[Figure scripts]
--- Begin ---
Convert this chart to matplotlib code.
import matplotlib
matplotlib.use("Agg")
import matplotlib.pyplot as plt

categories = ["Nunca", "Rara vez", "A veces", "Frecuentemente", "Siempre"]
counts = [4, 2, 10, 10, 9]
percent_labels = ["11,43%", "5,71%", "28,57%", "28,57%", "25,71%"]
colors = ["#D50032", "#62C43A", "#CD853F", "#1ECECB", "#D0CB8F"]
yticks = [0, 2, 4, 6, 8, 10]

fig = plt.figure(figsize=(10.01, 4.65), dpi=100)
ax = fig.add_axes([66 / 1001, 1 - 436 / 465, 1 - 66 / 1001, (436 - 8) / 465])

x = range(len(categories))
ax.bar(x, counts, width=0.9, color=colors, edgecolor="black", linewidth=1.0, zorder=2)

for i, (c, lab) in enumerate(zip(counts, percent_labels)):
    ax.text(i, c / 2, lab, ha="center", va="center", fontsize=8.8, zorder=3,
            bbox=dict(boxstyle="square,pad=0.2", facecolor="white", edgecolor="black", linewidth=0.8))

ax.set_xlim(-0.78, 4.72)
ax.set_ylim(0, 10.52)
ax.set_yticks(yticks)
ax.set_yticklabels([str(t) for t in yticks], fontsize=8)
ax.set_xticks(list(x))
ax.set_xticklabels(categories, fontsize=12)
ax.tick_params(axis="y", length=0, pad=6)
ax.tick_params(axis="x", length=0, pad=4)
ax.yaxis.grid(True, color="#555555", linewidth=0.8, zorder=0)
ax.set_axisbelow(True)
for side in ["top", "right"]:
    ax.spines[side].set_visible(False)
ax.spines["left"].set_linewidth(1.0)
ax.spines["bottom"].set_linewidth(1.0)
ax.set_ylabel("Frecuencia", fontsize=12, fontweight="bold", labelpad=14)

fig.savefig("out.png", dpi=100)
--- End ---
--- Begin ---
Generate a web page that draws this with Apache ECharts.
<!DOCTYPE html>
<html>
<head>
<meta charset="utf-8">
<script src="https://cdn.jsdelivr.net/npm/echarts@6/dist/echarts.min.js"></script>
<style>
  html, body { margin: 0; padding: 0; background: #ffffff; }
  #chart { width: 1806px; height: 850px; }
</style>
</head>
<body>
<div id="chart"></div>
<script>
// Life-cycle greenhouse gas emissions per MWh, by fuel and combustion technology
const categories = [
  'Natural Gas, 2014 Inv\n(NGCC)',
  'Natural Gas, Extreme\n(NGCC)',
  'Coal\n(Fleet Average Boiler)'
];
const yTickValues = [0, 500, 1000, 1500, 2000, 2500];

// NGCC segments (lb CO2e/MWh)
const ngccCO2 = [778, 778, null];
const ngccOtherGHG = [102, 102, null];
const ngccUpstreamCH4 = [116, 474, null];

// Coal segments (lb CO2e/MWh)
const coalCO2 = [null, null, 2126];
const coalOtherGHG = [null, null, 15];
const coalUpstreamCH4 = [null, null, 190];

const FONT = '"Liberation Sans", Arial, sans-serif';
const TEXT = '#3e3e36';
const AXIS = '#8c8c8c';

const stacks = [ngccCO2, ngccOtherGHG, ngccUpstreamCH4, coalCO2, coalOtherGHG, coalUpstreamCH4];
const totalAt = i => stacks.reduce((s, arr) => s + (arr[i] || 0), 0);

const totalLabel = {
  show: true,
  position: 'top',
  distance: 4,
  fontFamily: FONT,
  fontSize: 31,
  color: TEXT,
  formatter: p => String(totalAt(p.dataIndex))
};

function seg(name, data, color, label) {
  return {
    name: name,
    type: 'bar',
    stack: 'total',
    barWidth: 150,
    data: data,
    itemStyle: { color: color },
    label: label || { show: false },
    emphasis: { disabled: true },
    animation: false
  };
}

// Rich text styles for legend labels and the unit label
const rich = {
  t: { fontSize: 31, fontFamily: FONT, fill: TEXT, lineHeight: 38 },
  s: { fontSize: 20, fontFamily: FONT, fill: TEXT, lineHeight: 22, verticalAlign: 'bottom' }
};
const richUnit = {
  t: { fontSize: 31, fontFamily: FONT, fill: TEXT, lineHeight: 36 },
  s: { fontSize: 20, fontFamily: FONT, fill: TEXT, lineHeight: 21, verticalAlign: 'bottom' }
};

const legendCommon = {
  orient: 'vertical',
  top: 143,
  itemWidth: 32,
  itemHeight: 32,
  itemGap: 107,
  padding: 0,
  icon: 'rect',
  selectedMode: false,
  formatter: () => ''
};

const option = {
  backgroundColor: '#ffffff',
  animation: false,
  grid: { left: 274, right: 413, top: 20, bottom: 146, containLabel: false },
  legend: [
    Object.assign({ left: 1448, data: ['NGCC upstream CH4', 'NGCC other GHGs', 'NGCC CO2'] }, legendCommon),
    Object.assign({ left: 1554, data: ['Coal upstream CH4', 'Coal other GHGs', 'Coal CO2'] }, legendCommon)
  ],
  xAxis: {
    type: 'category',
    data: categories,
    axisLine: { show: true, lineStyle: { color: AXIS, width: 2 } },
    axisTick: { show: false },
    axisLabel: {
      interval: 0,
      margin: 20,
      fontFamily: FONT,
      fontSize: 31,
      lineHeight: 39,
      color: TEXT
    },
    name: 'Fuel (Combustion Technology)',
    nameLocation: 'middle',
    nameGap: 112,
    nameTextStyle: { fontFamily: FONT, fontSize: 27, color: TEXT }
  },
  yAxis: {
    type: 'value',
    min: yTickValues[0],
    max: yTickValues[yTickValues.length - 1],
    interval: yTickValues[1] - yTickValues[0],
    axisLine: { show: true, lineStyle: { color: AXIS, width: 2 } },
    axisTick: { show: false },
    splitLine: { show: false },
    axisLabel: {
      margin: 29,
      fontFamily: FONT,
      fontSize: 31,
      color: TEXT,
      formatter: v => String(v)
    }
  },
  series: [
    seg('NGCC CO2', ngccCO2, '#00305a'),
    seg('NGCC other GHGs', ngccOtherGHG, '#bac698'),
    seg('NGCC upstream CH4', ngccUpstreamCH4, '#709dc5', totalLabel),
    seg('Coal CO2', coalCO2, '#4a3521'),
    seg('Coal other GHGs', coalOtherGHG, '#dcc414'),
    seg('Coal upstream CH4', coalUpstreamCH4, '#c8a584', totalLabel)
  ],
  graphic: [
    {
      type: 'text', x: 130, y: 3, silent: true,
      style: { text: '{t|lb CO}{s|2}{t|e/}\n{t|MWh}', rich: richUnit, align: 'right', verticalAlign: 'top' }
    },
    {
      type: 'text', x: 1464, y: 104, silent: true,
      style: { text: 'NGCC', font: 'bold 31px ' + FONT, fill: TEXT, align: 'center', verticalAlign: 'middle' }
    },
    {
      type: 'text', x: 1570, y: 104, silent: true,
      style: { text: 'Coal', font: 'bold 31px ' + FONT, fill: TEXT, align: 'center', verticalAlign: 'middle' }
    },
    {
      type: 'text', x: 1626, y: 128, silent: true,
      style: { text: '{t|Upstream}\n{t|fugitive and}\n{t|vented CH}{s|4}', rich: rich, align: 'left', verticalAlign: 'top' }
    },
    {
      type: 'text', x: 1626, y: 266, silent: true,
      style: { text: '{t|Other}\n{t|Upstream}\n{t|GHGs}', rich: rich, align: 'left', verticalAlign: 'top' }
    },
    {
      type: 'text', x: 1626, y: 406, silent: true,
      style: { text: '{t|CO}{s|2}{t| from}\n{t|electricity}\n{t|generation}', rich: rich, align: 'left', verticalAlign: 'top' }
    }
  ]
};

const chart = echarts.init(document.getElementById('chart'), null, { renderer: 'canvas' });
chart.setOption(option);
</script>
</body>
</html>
--- End ---
◆ Objective ◆
Look through the material above and print exactly the lines from the one containing "Generate a web" to the one containing "const AXIS = '#8c8c8c';", both included, and nothing more.

◆ Output for this exercise ◆
Generate a web page that draws this with Apache ECharts.
<!DOCTYPE html>
<html>
<head>
<meta charset="utf-8">
<script src="https://cdn.jsdelivr.net/npm/echarts@6/dist/echarts.min.js"></script>
<style>
  html, body { margin: 0; padding: 0; background: #ffffff; }
  #chart { width: 1806px; height: 850px; }
</style>
</head>
<body>
<div id="chart"></div>
<script>
// Life-cycle greenhouse gas emissions per MWh, by fuel and combustion technology
const categories = [
  'Natural Gas, 2014 Inv\n(NGCC)',
  'Natural Gas, Extreme\n(NGCC)',
  'Coal\n(Fleet Average Boiler)'
];
const yTickValues = [0, 500, 1000, 1500, 2000, 2500];

// NGCC segments (lb CO2e/MWh)
const ngccCO2 = [778, 778, null];
const ngccOtherGHG = [102, 102, null];
const ngccUpstreamCH4 = [116, 474, null];

// Coal segments (lb CO2e/MWh)
const coalCO2 = [null, null, 2126];
const coalOtherGHG = [null, null, 15];
const coalUpstreamCH4 = [null, null, 190];

const FONT = '"Liberation Sans", Arial, sans-serif';
const TEXT = '#3e3e36';
const AXIS = '#8c8c8c';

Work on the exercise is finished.